Así se les llama a esas funciones que agilizan las tareas informáticas, muchas de ellas, hoy, en los móviles. Hace unas semanas estas hablillas referían la dependencia a que nos somete el susodicho teléfono, en lo que se ha convertido. De los “toques” como contraseña para saber si se estaba al otro lado de la línea hemos pasado a estar en ella tanto despiertos como dormidos, sobre todo los jóvenes. Ya no se escriben o mandan textos y las llamadas son para casos extremos porque han sido barridos por los “whatsapp”, mensajes gratuitos que nos enganchan hasta que apagamos el móvil con desespero.
Españolizando el término, aplicando a esta palabra -que pasará al diccionario, cuestión de tiempo y burocracia- un análisis morfológico de los de antes, el género debería ser femenino porque se trata de la abreviatura de la voz “aplicación”, sin embargo queda masculinizada por su relación con los mensajes de texto –estos sí son masculinos- y porque en realidad lo son. Con el debido respeto y entendido el permiso a personalizar, por mi parte intento estar al día en estas cuestiones, le pongo empeño y aunque avanzo tengo la sensación de ir a paso de tortuga.
Podré un ejemplo demostrativo: suena el avisador, alarma o llamada chirriante, indicadora de la recepción de un whatsapp. Se despliega la pantalla y encuentro un bocadillo que encierra el texto. Toco el espacio para escribir y aún estoy en la segunda letra cuando ya hay otro con pregunta. Voy a borrar pero me equivoco. Le doy a “enviar” y aparece lo que había escrito que no me dio tiempo a eliminar, unas palabras que no lo son porque se han colado las letras del otro lado de la tecla debido a las dimensiones de la yema de mi dedo.
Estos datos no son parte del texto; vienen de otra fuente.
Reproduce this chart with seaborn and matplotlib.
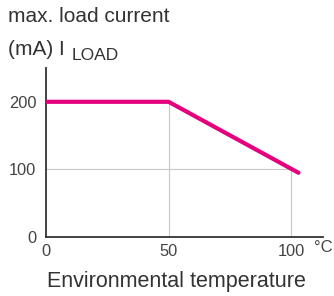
import matplotlib
matplotlib.use("Agg")
import matplotlib.pyplot as plt
import seaborn as sns
import pandas as pd

temperature = [0, 50, 103]
load_current = [200, 200, 95]
x_ticks = [0, 50, 100]
y_ticks = [0, 100, 200]

sns.set_theme(style="white")
plt.rcParams['font.family'] = ['Liberation Sans', 'DejaVu Sans']

df = pd.DataFrame({"temp": temperature, "current": load_current})

fig = plt.figure(figsize=(3.34, 2.96), dpi=100)
ax = fig.add_axes([46/334, 1-237/296, (323-46)/334, (237-68)/296])

grey = "#333333"
light = "#c8c8c8"
# guide lines below the curve
ax.vlines(temperature[1], 0, load_current[1], color=light, lw=0.8, zorder=1)
ax.vlines(x_ticks[2], 0, y_ticks[1], color=light, lw=0.8, zorder=1)
ax.hlines(y_ticks[1], 0, x_ticks[2], color=light, lw=0.8, zorder=1)

sns.lineplot(data=df, x="temp", y="current", ax=ax, color="#E5007D", lw=3.0,
             solid_capstyle="round", zorder=3)

ax.set_xlim(0, 113)
ax.set_ylim(0, 250)
ax.set_xticks(x_ticks)
ax.set_yticks(y_ticks)
ax.set_xlabel("")
ax.set_ylabel("")
for s in ["top", "right"]:
    ax.spines[s].set_visible(False)
for s in ["left", "bottom"]:
    ax.spines[s].set_color(grey)
    ax.spines[s].set_linewidth(1.3)
ax.tick_params(axis="both", colors=light, labelcolor="#444444", labelsize=11.8,
               length=4, width=0.8, direction="out")
ax.tick_params(axis="y", pad=3)
ax.tick_params(axis="x", pad=1)
for i, t in enumerate(ax.xaxis.get_major_ticks()):
    if i == 0:
        t.tick1line.set_color(grey)
    else:
        t.tick1line.set_visible(False)
ax.yaxis.get_major_ticks()[0].tick1line.set_color(grey)

fig.text(8/334, 1-17/296, "max. load current", fontsize=15, color="#333333",
         va="center", ha="left")
fig.text(8/334, 1-55/296, "(mA) I", fontsize=15, color="#333333",
         va="baseline", ha="left")
fig.text(72/334, 1-60/296, "LOAD", fontsize=12.5, color="#333333",
         va="baseline", ha="left")
fig.text(314/334, 1-248/296, "°C", fontsize=12, color="#444444", va="center", ha="left")
fig.text(176/334, 1-282/296, "Environmental temperature", fontsize=15.5, color="#333333",
         va="center", ha="center")

fig.savefig("out.png", dpi=100)
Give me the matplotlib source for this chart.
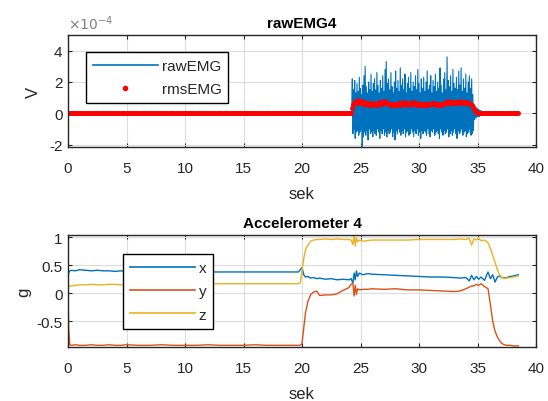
import numpy as np
import matplotlib
matplotlib.use("Agg")
import matplotlib.pyplot as plt
from matplotlib.lines import Line2D

plt.rcParams['font.family'] = ['Liberation Sans', 'DejaVu Sans']

# ---------------- EMG data (units of 1e-4 V) ----------------
emg_burst_start = 24.3
emg_pair_step = 0.1
emg_pos = [2.2, 1.5, 2.1, 1.3, 1.9, 1.4, 2.3, 1.6, 1.2, 1.8,
           2.4, 3.0, 1.7, 1.3, 2.0, 1.5, 2.5, 1.4, 1.9, 2.2,
           1.5, 2.6, 1.8, 1.3, 2.1, 1.6, 2.4, 1.4, 2.8, 3.3,
           1.9, 2.2, 1.5, 2.6, 1.7, 1.3, 2.0, 2.7, 1.6, 2.1,
           1.4, 2.9, 1.8, 2.2, 1.5, 2.5, 1.3, 1.9, 2.3, 1.6,
           2.6, 1.4, 2.0, 1.7, 2.4, 1.5, 2.8, 1.9, 1.3, 2.2,
           1.6, 2.3, 1.4, 2.0, 2.7, 1.5, 1.8, 2.4, 1.3, 2.1,
           1.7, 2.5, 1.4, 2.0, 1.6, 2.9, 1.8, 1.3, 2.2, 2.6,
           1.5, 3.6, 2.1, 1.7, 2.4, 1.4, 2.8, 1.9, 1.6, 2.3,
           1.5, 2.7, 1.8, 2.9, 1.4, 2.2, 1.6, 2.5, 1.3, 2.0,
           2.4, 1.6, 2.2, 1.2]
emg_neg = [-1.3, -1.0, -1.6, -1.2, -1.1, -1.4, -1.2, -1.0, -2.1, -1.5,
           -1.2, -1.4, -1.1, -1.7, -1.0, -1.3, -1.2, -1.5, -1.1, -1.3,
           -1.4, -1.0, -1.2, -1.6, -1.1, -1.3, -1.0, -1.4, -1.2, -1.5,
           -1.1, -1.3, -1.2, -1.0, -1.5, -1.2, -1.7, -1.1, -1.3, -1.0,
           -1.2, -1.4, -1.1, -1.3, -1.0, -1.5, -1.2, -1.1, -1.4, -1.3,
           -1.0, -1.2, -1.5, -1.1, -1.3, -1.0, -1.4, -1.2, -1.6, -1.1,
           -1.3, -1.1, -1.2, -1.4, -1.0, -1.3, -1.5, -1.1, -1.2, -1.0,
           -1.4, -1.2, -1.1, -1.3, -1.6, -1.0, -1.2, -1.4, -1.1, -1.3,
           -1.2, -1.0, -1.5, -1.3, -1.1, -1.4, -1.2, -1.0, -1.3, -1.6,
           -1.1, -1.3, -1.2, -1.0, -1.4, -1.2, -1.1, -1.5, -1.3, -1.2,
           -1.0, -1.4, -1.3, -1.1]
emg_tail_start = 34.7
emg_tail_step = 0.05
emg_tail = [0.5, -0.4, 0.4, -0.3, 0.35, -0.25, 0.3, -0.2, 0.25, -0.2, 0.2,
            -0.15, 0.15, -0.1, 0.1, -0.1, 0.08, -0.05, 0.05, -0.05, 0.03, -0.03]
emg_end_time = 38.5

rms_step = 0.1
rms_baseline = 0.05
rms_burst = [0.35, 0.60, 0.72, 0.80, 0.68, 0.85, 0.74, 0.66, 0.78, 0.62,
             0.70, 0.58, 0.66, 0.55, 0.63, 0.52, 0.60, 0.57, 0.64, 0.53,
             0.61, 0.56, 0.67, 0.59, 0.72, 0.62, 0.70, 0.76, 0.66, 0.73,
             0.64, 0.60, 0.55, 0.62, 0.50, 0.58, 0.54, 0.61, 0.52, 0.57,
             0.63, 0.56, 0.66, 0.60, 0.70, 0.62, 0.58, 0.65, 0.55, 0.60,
             0.67, 0.59, 0.72, 0.64, 0.61, 0.56, 0.63, 0.53, 0.58, 0.51,
             0.57, 0.54, 0.60, 0.52, 0.59, 0.55, 0.62, 0.57, 0.64, 0.58,
             0.66, 0.60, 0.55, 0.61, 0.53, 0.58, 0.56, 0.62, 0.59, 0.65,
             0.70, 0.63, 0.76, 0.68, 0.73, 0.66, 0.71, 0.64, 0.69, 0.74,
             0.67, 0.72, 0.78, 0.70, 0.75, 0.68, 0.73, 0.66, 0.71, 0.64,
             0.68, 0.60, 0.52, 0.40, 0.28, 0.17, 0.10]

# ---------------- Accelerometer data (g) ----------------
acc_t = [0, 0.05, 0.15, 0.3, 0.6, 1, 1.5, 2, 2.5, 3, 3.5, 4, 4.5, 5, 6, 7, 8, 9,
         10, 11, 12, 13, 14, 15, 16, 17, 18, 19, 19.7, 19.85, 20.0, 20.15, 20.3,
         20.5, 20.75, 21.0, 21.25, 21.5, 22, 22.5, 23, 23.5, 24, 24.2, 24.35,
         24.45, 24.55, 24.65, 24.75, 24.9, 25.2, 25.6, 26, 27, 28, 29, 30, 31,
         32, 33, 33.5, 34, 34.3, 34.5, 34.7, 34.9, 35.1, 35.3, 35.6, 35.9, 36.1,
         36.3, 36.5, 36.7, 36.9, 37.1, 37.3, 37.5, 37.8, 38.1, 38.5]
acc_x = [0.22, 0.36, 0.40, 0.41, 0.40, 0.42, 0.41, 0.40, 0.41, 0.40, 0.40, 0.39,
         0.40, 0.39, 0.39, 0.38, 0.39, 0.38, 0.38, 0.38, 0.38, 0.38, 0.38, 0.38,
         0.38, 0.38, 0.38, 0.38, 0.38, 0.42, 0.46, 0.33, 0.29, 0.30, 0.27, 0.28,
         0.26, 0.27, 0.25, 0.26, 0.24, 0.25, 0.24, 0.26, 0.18, 0.36, 0.24, 0.40,
         0.30, 0.36, 0.33, 0.35, 0.34, 0.33, 0.32, 0.31, 0.30, 0.29, 0.29, 0.28,
         0.27, 0.28, 0.22, 0.32, 0.24, 0.30, 0.25, 0.29, 0.23, 0.38, 0.26, 0.33,
         0.20, 0.29, 0.31, 0.28, 0.27, 0.28, 0.30, 0.31, 0.33]
acc_y = [0.0, -0.60, -0.92, -0.93, -0.92, -0.93, -0.93, -0.92, -0.93, -0.93,
         -0.92, -0.93, -0.93, -0.92, -0.93, -0.93, -0.92, -0.93, -0.93, -0.93,
         -0.92, -0.93, -0.93, -0.93, -0.92, -0.93, -0.93, -0.93, -0.93, -0.93,
         -0.90, -0.62, -0.35, -0.15, -0.02, 0.02, 0.04, -0.04, -0.03, -0.03,
         -0.01, 0.05, 0.10, 0.16, 0.18, -0.05, 0.14, -0.02, 0.08, 0.06, 0.07,
         0.07, 0.08, 0.07, 0.08, 0.06, 0.06, 0.05, 0.04, 0.03, 0.04, 0.08, 0.11,
         0.13, 0.13, 0.16, 0.14, 0.17, 0.12, 0.08, -0.20, -0.50, -0.68, -0.78,
         -0.85, -0.90, -0.92, -0.93, -0.93, -0.94, -0.94]
acc_z = [0.10, 0.12, 0.13, 0.13, 0.14, 0.15, 0.15, 0.16, 0.15, 0.15, 0.16, 0.16,
         0.15, 0.16, 0.16, 0.17, 0.17, 0.16, 0.17, 0.17, 0.17, 0.17, 0.17, 0.17,
         0.17, 0.17, 0.17, 0.17, 0.17, 0.18, 0.40, 0.62, 0.78, 0.86, 0.93, 0.95,
         0.96, 0.96, 0.97, 0.96, 0.97, 0.96, 0.96, 0.95, 0.87, 1.04, 0.84, 0.99,
         0.92, 0.95, 0.93, 0.94, 0.95, 0.95, 0.95, 0.95, 0.96, 0.96, 0.96, 0.96,
         0.97, 0.96, 0.98, 0.86, 0.97, 0.95, 0.98, 0.94, 0.95, 0.90, 0.80, 0.68,
         0.55, 0.42, 0.32, 0.28, 0.26, 0.27, 0.28, 0.29, 0.31]

# ---------------- build sample times ----------------
n_pairs = len(emg_pos)
burst_t = emg_burst_start + emg_pair_step * np.arange(n_pairs)
burst_t = np.column_stack([burst_t, burst_t + emg_pair_step / 2]).ravel()
burst_v = np.column_stack([emg_pos, emg_neg]).ravel()
tail_t = emg_tail_start + emg_tail_step * np.arange(len(emg_tail))
raw_t = np.concatenate([[0.0, emg_burst_start - 0.05], burst_t, tail_t,
                        [tail_t[-1] + 0.05, emg_end_time]])
raw_v = np.concatenate([[0.0, 0.0], burst_v, emg_tail, [0.0, 0.0]])

n_pre = int(round(emg_burst_start / rms_step))
rms_t = rms_step * np.arange(int(round(emg_end_time / rms_step)) + 1)
n_post = len(rms_t) - n_pre - len(rms_burst)
rms_v = np.concatenate([np.full(n_pre, rms_baseline), rms_burst,
                        np.full(n_post, rms_baseline)])

# ---------------- styling ----------------
BLUE = '#0072BD'
ORANGE = '#D95319'
YELLOW = '#EDB120'
TXT = '#262626'
FS = 11

fig = plt.figure(figsize=(5.48, 4.02), dpi=100)
ax1 = fig.add_axes([68 / 548, 1 - 148 / 402, 468 / 548, 112 / 402])
ax2 = fig.add_axes([68 / 548, 1 - 348 / 402, 468 / 548, 112 / 402])


def style(ax):
    ax.grid(True, color='#dcdcdc', linewidth=0.8)
    ax.set_axisbelow(True)
    ax.tick_params(direction='in', top=True, right=True, length=3,
                   labelsize=FS, colors=TXT, width=0.8)
    ax.tick_params(axis='x', pad=10)
    ax.tick_params(axis='y', pad=4)
    for s in ax.spines.values():
        s.set_color(TXT)
        s.set_linewidth(1.0)
    ax.set_xlim(0, 40)
    ax.set_xticks(np.arange(0, 41, 5))


style(ax1)
style(ax2)

ax1.plot(raw_t, raw_v, color=BLUE, linewidth=0.8, label='rawEMG')
ax1.plot(rms_t, rms_v, '.', color='red', markersize=5, label='rmsEMG')
ax1.set_ylim(-2.15, 5.0)
ax1.set_yticks([-2, 0, 2, 4])
ax1.set_yticklabels(['-2', '0', '2', '4'])
ax1.set_title('rawEMG4', fontsize=FS, fontweight='bold', color='black', pad=6)
ax1.set_xlabel('sek', fontsize=12, color=TXT, labelpad=8)
ax1.set_ylabel('V', fontsize=12, color=TXT, labelpad=6)
ax1.text(0.0, 1.025, r'$\times10^{-4}$', transform=ax1.transAxes, fontsize=10,
         color='#808080', ha='left', va='bottom')

h1 = [Line2D([], [], color=BLUE, linewidth=1.2),
      Line2D([], [], color='red', marker='.', linestyle='none', markersize=6)]
leg_kw = dict(loc='upper left', fontsize=FS, frameon=True, fancybox=False,
              edgecolor='black', framealpha=1, handlelength=4.25,
              handletextpad=0.25, borderpad=0.45, labelspacing=0.62,
              borderaxespad=0)
leg1 = fig.legend(h1, ['rawEMG', 'rmsEMG'],
                  bbox_to_anchor=(86 / 548, 1 - 53 / 402), **leg_kw)
leg1.get_frame().set_linewidth(1.0)
for t in leg1.get_texts():
    t.set_color(TXT)

ax2.plot(acc_t, acc_x, color=BLUE, linewidth=1.0, label='x')
ax2.plot(acc_t, acc_y, color=ORANGE, linewidth=1.0, label='y')
ax2.plot(acc_t, acc_z, color=YELLOW, linewidth=1.0, label='z')
ax2.set_ylim(-0.96, 1.04)
ax2.set_yticks([-0.5, 0, 0.5, 1])
ax2.set_yticklabels(['-0.5', '0', '0.5', '1'])
ax2.set_title('Accelerometer 4', fontsize=FS, fontweight='bold', color='black', pad=6)
ax2.set_xlabel('sek', fontsize=12, color=TXT, labelpad=8)
ax2.set_ylabel('g', fontsize=12, color=TXT, labelpad=4)

h2 = [Line2D([], [], color=c, linewidth=1.2) for c in (BLUE, ORANGE, YELLOW)]
leg2 = fig.legend(h2, ['x', 'y', 'z'],
                  bbox_to_anchor=(123 / 548, 1 - 255 / 402), **leg_kw)
leg2.get_frame().set_linewidth(1.0)
for t in leg2.get_texts():
    t.set_color(TXT)

fig.savefig('out.png', dpi=100)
Intento pedir perdón por el espanto aprovechando un instante sin respuesta, un alivio en la pantalla que me permite terminar una frase tras haber rectificado varias veces, tras haber visto el cursor retroceder, una línea parpadeante, pequeña y vertical que se ha ido comiendo vorazmente mis pensamientos y nada más ver mi mensaje enmarcado en el bocadillo enseguida aparece el de mi interlocutor con una foto que tengo que descargar para poder verla. Espero impaciente a que el espacio cambie de color por el prodigio de un émbolo inexistente. Al mismo tiempo suena otro aviso, un tono distinto que identifico con el correo electrónico. Aturdida pulso para salir y ver quién me escribe.
Debería contestar pero tardaría más que si lo hiciera en el ordenador, así que me pongo ante la pantalla, ante la tranquilidad de un teclado cómodo para escribir como merece mi destinatario. Cuando me encuentro ensimismada en la tarea vuelve a sonar el chirrido del teléfono, vuelve a parpadear la lucecilla indicadora del whatsapp. Al desbloquear la pantalla aparece el bocadillo pidiendo mi parecer por la foto. Me doy cuenta de que había olvidado por completo el asunto. Nerviosa y un poco avergonzada veo que la barra bajo la foto ha cambiado de color y un letrero me indica pulsar en “ver”.
Unos segundos bastan para decidirme a escribir un texto coherente y oportuno. La pantalla está quieta y con esta certidumbre logro terminar un renglón, comienzo el segundo, cuando voy por la mitad del tercero en la pantallita del móvil aparece “¿estás ahí?”, dos palabras que aluden claramente a mi capacidad de reacción, lenta, desacertada, lamentable e imprudente, porque no concibo una “q” sin “u”, un verbo auxiliar sin “h” y una preposición con signo de multiplicación. Y ahí sigo, aplicándome el viejo refrán con que enfrento la sofisticación de la modernidad: hace más el que quiere que el que puede. Y con las cus y las haches como manda nuestro alfabeto continúo con el correo electrónico que interrumpí.